■ **YOUR GOAL**
Transcribe the records below from the first line to the line that includes "prev=previsione, real=realizzato, tgt=target))", inclusive, and omit the pictures.

(Charts and diagrams as code)

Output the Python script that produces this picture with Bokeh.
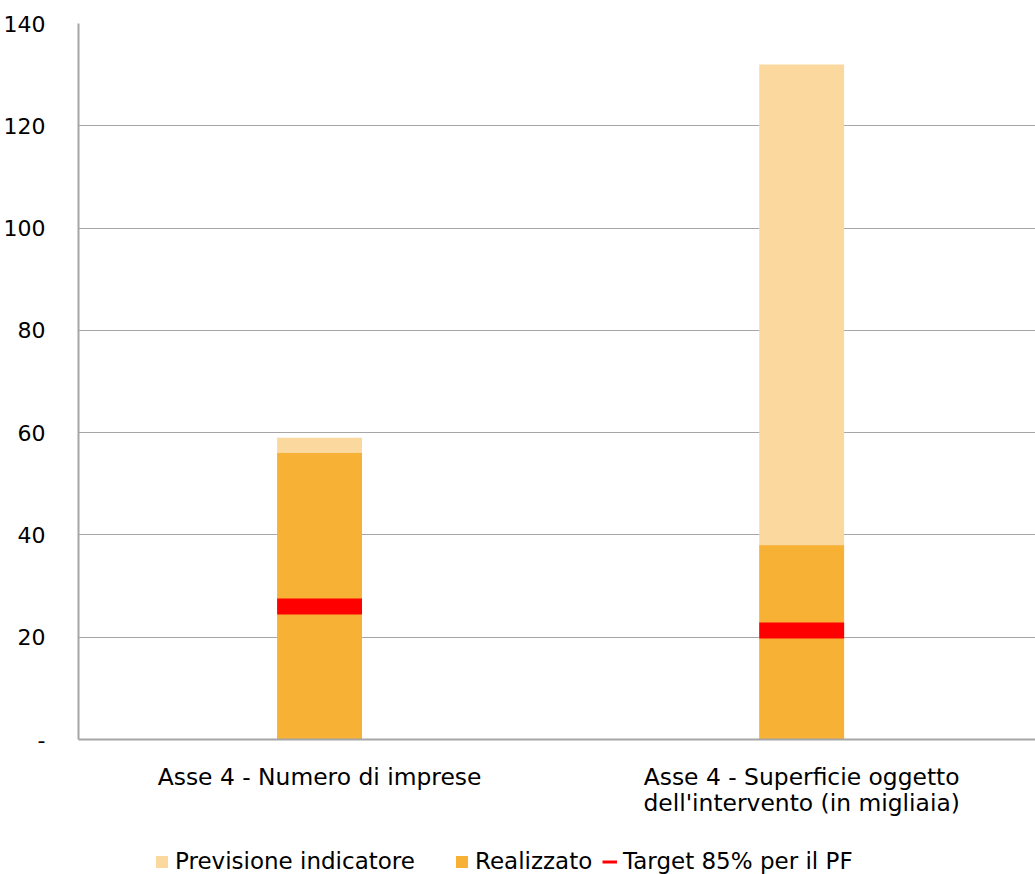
from bokeh.plotting import figure
from bokeh.models import (Range1d, FixedTicker, Legend, LegendItem, ColumnDataSource)
from bokeh.layouts import column
from bokeh.embed import file_html
from bokeh.resources import INLINE

categories = ["Asse 4 - Numero di imprese",
              "Asse 4 - Superficie oggetto\ndell'intervento (in migliaia)"]
previsione = [59, 132]
realizzato = [56, 38]
target = [26, 21.3]
y_ticks = [0, 20, 40, 60, 80, 100, 120, 140]
y_labels = ["-", "20", "40", "60", "80", "100", "120", "140"]
legend_labels = ["Previsione indicatore", "Realizzato", "Target 85% per il PF"]

FONT = "DejaVu Sans"
C_PREV = "#FBD89E"
C_REAL = "#F7B135"
C_TGT = "#FF0000"

xpos = [i + 0.5 for i in range(len(categories))]
src = ColumnDataSource(dict(x=xpos, prev=previsione, real=realizzato, tgt=target))

p = figure(width=1035, height=844, output_backend="svg", toolbar_location=None,
           x_range=Range1d(0, 1.985), y_range=Range1d(0, 140),
           min_border_left=78, min_border_right=0, min_border_top=23,
           min_border_bottom=105)
p.outline_line_color = None
p.background_fill_color = "white"

bw = 0.176
p.vbar(x="x", top="prev", bottom=0, width=bw, source=src,
       fill_color=C_PREV, line_color=None)
p.vbar(x="x", top="real", bottom=0, width=bw, source=src,
       fill_color=C_REAL, line_color=None)
p.rect(x="x", y="tgt", width=bw, height=16, height_units="screen", source=src,
       fill_color=C_TGT, line_color=None)

# axes
p.xaxis.ticker = FixedTicker(ticks=xpos)
p.xaxis.major_label_overrides = {x: c for x, c in zip(xpos, categories)}
p.yaxis.ticker = FixedTicker(ticks=y_ticks)
p.yaxis.major_label_overrides = {t: l for t, l in zip(y_ticks, y_labels)}
for ax in (p.xaxis[0], p.yaxis[0]):
    ax.major_tick_line_color = None
    ax.minor_tick_line_color = None
    ax.axis_line_color = "#A6A6A6"
    ax.axis_line_width = 2
    ax.major_label_text_font = FONT
    ax.major_label_text_color = "#000000"
p.yaxis.major_label_text_font_size = "22px"
p.yaxis.major_label_standoff = 27
p.xaxis.major_label_text_font_size = "23.4px"
p.xaxis.major_label_text_line_height = 0.95
p.xaxis.major_label_standoff = 17

p.xgrid.grid_line_color = None
p.ygrid.ticker = FixedTicker(ticks=y_ticks[1:])
p.ygrid.grid_line_color = "#A6A6A6"
p.ygrid.grid_line_width = 1

# legend strip (separate figure so items can be placed freely)
lp = figure(width=1035, height=30, output_backend="svg", toolbar_location=None,
            x_range=Range1d(0, 1), y_range=Range1d(0, 1),
            min_border=0, x_axis_location=None, y_axis_location=None)
lp.outline_line_color = None
lp.xgrid.grid_line_color = None
lp.ygrid.grid_line_color = None
lsrc = ColumnDataSource(dict(x=xpos[:1], prev=previsione[:1], real=realizzato[:1],
                             tgt=target[:1]))
g1 = lp.vbar(x="x", top="prev", width=bw, source=lsrc, fill_color=C_PREV,
             line_color=None, visible=False)
g2 = lp.vbar(x="x", top="real", width=bw, source=lsrc, fill_color=C_REAL,
             line_color=None, visible=False)
g3 = lp.line(x="x", y="tgt", source=lsrc, line_color=C_TGT, line_width=3,
             visible=False)

for lab, g, xloc in zip(legend_labels, [g1, g2, g3], [76, 376, 524]):
    lg = Legend(items=[LegendItem(label=lab, renderers=[g])],
                location=(xloc, 0), orientation="horizontal",
                border_line_color=None, background_fill_alpha=0,
                inactive_fill_alpha=0,
                padding=0, margin=0, glyph_width=15, glyph_height=15,
                label_standoff=6, label_text_font=FONT,
                label_text_font_size="23px", label_text_color="#000000",
                click_policy="none")
    lp.add_layout(lg, "center")

layout = column(p, lp, spacing=0)
open("out.html", "w").write(file_html(layout, INLINE))
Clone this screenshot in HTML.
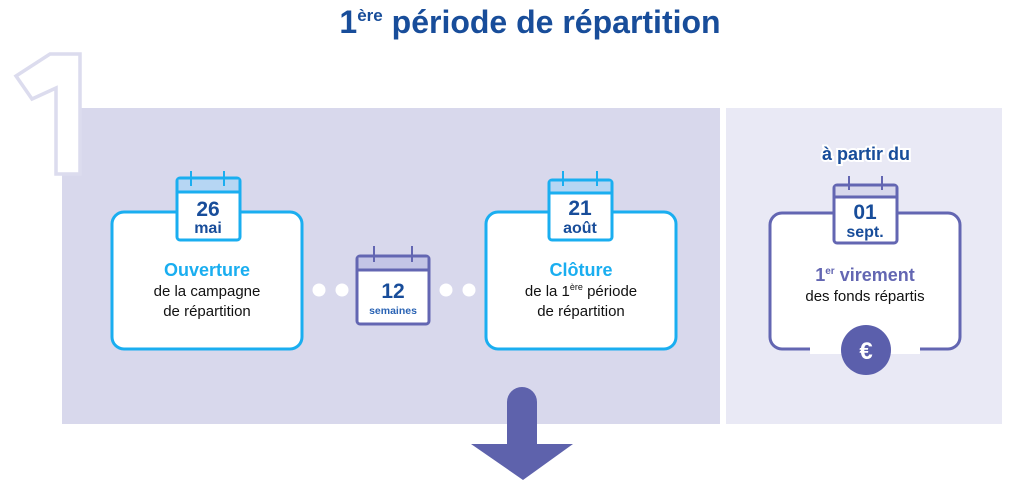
<!DOCTYPE html>
<html><head><meta charset="utf-8"><style>
html,body{margin:0;padding:0;background:#fff;width:1024px;height:487px;overflow:hidden}
svg text{font-family:"Liberation Sans",sans-serif;font-weight:bold}
</style></head><body>
<svg width="1024" height="487" viewBox="0 0 1024 487" xmlns="http://www.w3.org/2000/svg">
<rect x="62" y="108" width="658" height="316" fill="#d8d8ec"/>
<rect x="726" y="108" width="276" height="316" fill="#e9e9f5"/>
<line x1="723" y1="108" x2="723" y2="424" stroke="#fff" stroke-width="6" stroke-dasharray="8,6"/>
<path d="M50 54 H80 V174 H56 V88 L32 99 L16 76 Z" fill="#fff" stroke="#dcdcee" stroke-width="3.5"/>
<text x="530" y="33" text-anchor="middle" font-size="32" fill="#184d9a">1<tspan font-size="17" dy="-12">ère</tspan><tspan dy="12"> période de répartition</tspan></text>
<!-- box1 -->
<rect x="112" y="212" width="190" height="137" rx="12" fill="#fff" stroke="#1aaef0" stroke-width="3"/>
<rect x="177" y="178" width="63" height="62" rx="3" fill="#fff" stroke="#1aaef0" stroke-width="3"/>
<rect x="178.5" y="179.5" width="60" height="12" fill="#b6d6f3"/>
<line x1="177" y1="192" x2="240" y2="192" stroke="#1aaef0" stroke-width="3"/>
<line x1="191" y1="171" x2="191" y2="186" stroke="#1aaef0" stroke-width="2"/><line x1="224" y1="171" x2="224" y2="186" stroke="#1aaef0" stroke-width="2"/>
<text x="208" y="216" text-anchor="middle" font-size="21" fill="#184d9a">26</text>
<text x="208" y="233" text-anchor="middle" font-size="16" fill="#184d9a">mai</text>
<text x="207" y="276" text-anchor="middle" font-size="18" fill="#1aaef0">Ouverture</text>
<text x="207" y="296" text-anchor="middle" font-size="15" style="font-weight:normal" fill="#111">de la campagne</text>
<text x="207" y="316" text-anchor="middle" font-size="15" style="font-weight:normal" fill="#111">de répartition</text>
<!-- dots -->
<circle cx="319" cy="290" r="6.5" fill="#fff"/><circle cx="342" cy="290" r="6.5" fill="#fff"/>
<circle cx="446" cy="290" r="6.5" fill="#fff"/><circle cx="469" cy="290" r="6.5" fill="#fff"/>
<!-- center cal -->
<rect x="357" y="256" width="72" height="68" rx="3" fill="#fff" stroke="#6366b2" stroke-width="3"/>
<rect x="358.5" y="257.5" width="69" height="11" fill="#c4c5e6"/>
<line x1="357" y1="270" x2="429" y2="270" stroke="#6366b2" stroke-width="3"/>
<line x1="374" y1="246" x2="374" y2="262" stroke="#6366b2" stroke-width="2"/><line x1="412" y1="246" x2="412" y2="262" stroke="#6366b2" stroke-width="2"/>
<text x="393" y="298" text-anchor="middle" font-size="21" fill="#184d9a">12</text>
<text x="393" y="314" text-anchor="middle" font-size="10.5" fill="#2a63b4">semaines</text>
<!-- box2 -->
<rect x="486" y="212" width="190" height="137" rx="12" fill="#fff" stroke="#1aaef0" stroke-width="3"/>
<rect x="549" y="180" width="63" height="60" rx="3" fill="#fff" stroke="#1aaef0" stroke-width="3"/>
<rect x="550.5" y="181.5" width="60" height="11" fill="#b6d6f3"/>
<line x1="549" y1="193" x2="612" y2="193" stroke="#1aaef0" stroke-width="3"/>
<line x1="563" y1="171" x2="563" y2="186" stroke="#1aaef0" stroke-width="2"/><line x1="597" y1="171" x2="597" y2="186" stroke="#1aaef0" stroke-width="2"/>
<text x="580" y="215" text-anchor="middle" font-size="21" fill="#184d9a">21</text>
<text x="580" y="233" text-anchor="middle" font-size="16" fill="#184d9a">août</text>
<text x="581" y="276" text-anchor="middle" font-size="18" fill="#1aaef0">Clôture</text>
<text x="581" y="296" text-anchor="middle" font-size="15" style="font-weight:normal" fill="#111">de la 1<tspan font-size="9" dy="-6">ère</tspan><tspan dy="6"> période</tspan></text>
<text x="581" y="316" text-anchor="middle" font-size="15" style="font-weight:normal" fill="#111">de répartition</text>
<!-- right -->
<text x="866" y="160" text-anchor="middle" font-size="18" fill="#184d9a" stroke="#fff" stroke-width="4" paint-order="stroke">à partir du</text>
<rect x="770" y="213" width="190" height="136" rx="12" fill="#fff" stroke="#6366b2" stroke-width="3"/>
<rect x="834" y="185" width="63" height="58" rx="3" fill="#fff" stroke="#6366b2" stroke-width="3"/>
<rect x="835.5" y="186.5" width="60" height="10" fill="#d8d8ec"/>
<line x1="834" y1="197" x2="897" y2="197" stroke="#6366b2" stroke-width="3"/>
<line x1="849" y1="176" x2="849" y2="190" stroke="#6366b2" stroke-width="2"/><line x1="882" y1="176" x2="882" y2="190" stroke="#6366b2" stroke-width="2"/>
<text x="865" y="219" text-anchor="middle" font-size="21" fill="#184d9a">01</text>
<text x="865" y="237" text-anchor="middle" font-size="16" fill="#184d9a">sept.</text>
<text x="865" y="281" text-anchor="middle" font-size="18" fill="#6366b2">1<tspan font-size="10" dy="-7">er</tspan><tspan dy="7"> virement</tspan></text>
<text x="865" y="301" text-anchor="middle" font-size="15" style="font-weight:normal" fill="#111">des fonds répartis</text>
<rect x="810" y="340" width="110" height="14" fill="#fff"/>
<circle cx="866" cy="350" r="25" fill="#5b5fac"/>
<text x="866" y="359" text-anchor="middle" font-size="24" fill="#fff">€</text>
<!-- arrow -->
<path d="M507 402 A15 15 0 0 1 537 402 V444 H573 L523 480 L471 444 H507 Z" fill="#5e62ac"/>
</svg>
</body></html>
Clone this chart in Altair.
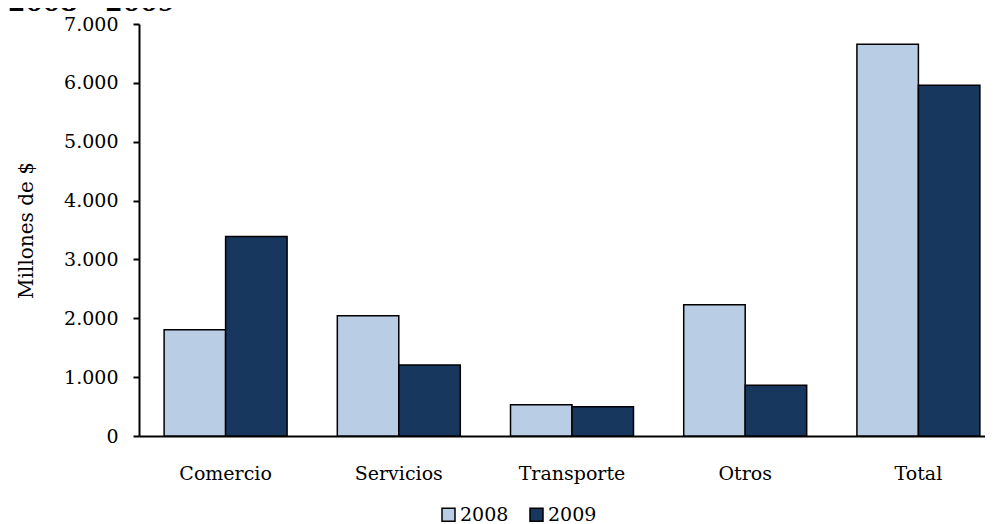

■ **REPLY**
Output the Python script that produces this picture with Bokeh.
from bokeh.plotting import figure
from bokeh.models import (Range1d, FixedTicker, Legend, LegendItem, ColumnDataSource)
from bokeh.layouts import column
from bokeh.embed import file_html
from bokeh.resources import INLINE

categories = ["Asse 4 - Numero di imprese",
              "Asse 4 - Superficie oggetto\ndell'intervento (in migliaia)"]
previsione = [59, 132]
realizzato = [56, 38]
target = [26, 21.3]
y_ticks = [0, 20, 40, 60, 80, 100, 120, 140]
y_labels = ["-", "20", "40", "60", "80", "100", "120", "140"]
legend_labels = ["Previsione indicatore", "Realizzato", "Target 85% per il PF"]

FONT = "DejaVu Sans"
C_PREV = "#FBD89E"
C_REAL = "#F7B135"
C_TGT = "#FF0000"

xpos = [i + 0.5 for i in range(len(categories))]
src = ColumnDataSource(dict(x=xpos, prev=previsione, real=realizzato, tgt=target))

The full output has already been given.